Skip the military surplus suppliers and create a shirt that touts your own personal flair. Tie-dye is a time-honoured tradition, dating back almost 6,000 years. In the UK, tie-dye is most associated with the 1960s. Now the popular style from decades ago has re-emerged.
Things you need
- 1 tbsp bronze dye powder
- 2 squirt bottles
- Olive green dye powder
- Black dye powder
- 55 g (1/4 cup) soda ash dye fixer
- 410 g (1 1/2 cups) noniodized salt
- Rubber bands
- 100 per cent cotton T-shirt
- 1 litre (1 quart) container
- Dust sheet or large piece of plastic
- Wire rack
- 110 g (1/2 cup) Synthrapol detergent
- 55 g (1/4 cup) regular washing powder
- Washer and dryer
Wet the T-shirt and wring it out.
Spread a dust sheet or a large piece of plastic on the work area. Put on the gloves. Dissolve 1 tbsp of bronze dye powder and 410 g (1 1/2 cups) of noniodized salt into a bucket containing 13.5 litres (3 gallons) of hot water. Place the shirt into the water.
Dissolve 55 g (1/4 cup) of soda ash into 1 litre (1 quart) of hot water. Stir the soda ash solution into the dye bucket. Soak the shirt in the dye bucket for at least 20 minutes. For a bolder bronze colour, soak a little longer.
While the shirt is soaking, prepare the olive green and black dye. To prepare the olive green dye, take the cap off a squirt bottle and insert a funnel. Use the funnel to add dye powder. Follow the ratio of 1 tbsp of dye powder for every 473 ml (16 oz) of water. Fill the bottle to the halfway mark. Swirl the bottle to mix the dye into water. Finish filling the bottle with water and put the cap on. Shake the bottle to mix the dye further until dry particles are no longer visible. Repeat the process to prepare the black dye.

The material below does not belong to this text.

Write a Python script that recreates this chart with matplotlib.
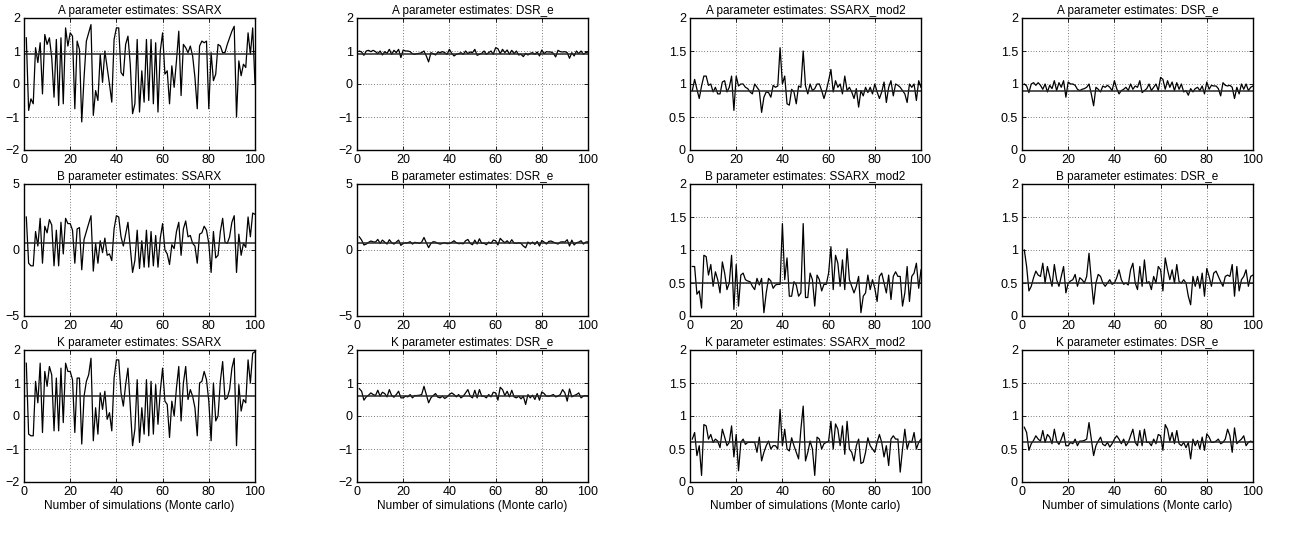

Take the shirt out of the soda ash and bronze dye solution. Wring out the shirt, but do not rinse it. Lay it onto a flat protected surface. To create a camouflage style, place your fingers wide onto the shirt, then use them to repeatedly scrunch up the fabric. Keep scrunching the fabric until it forms into a round bundle. Then put rubber bands around the bundle to hold the bundle together.
Randomly apply the olive green dye and the black dye throughout the bundle. Use more olive green dye than black. You can use the spout of the squirt bottle to squeeze dye in between the folds of the fabric.
Place bundle on wire rack. Allow 12 to 18 hours to dry.
Fill your washing machine with hot water and add 110 g (1/2 cup) of concentrated washing powder (specially formulated for rinsing freshly tie-dyed garments, such as Synthrapol, PROsapol or Dharma Professional Textile Detergent). Cut the rubber bands off the T-shirt and then place the T-shirt in the washing machine. Make sure the T-shirt is fully submerged. After the washing machine completes its cycle, run the washer again with 55 g (1/4 cup) of the special concentrated washing powder and 55 g (1/4 cup) of regular washing powder.
Place the T-shirt in the dryer. Once dry, it is ready to wear.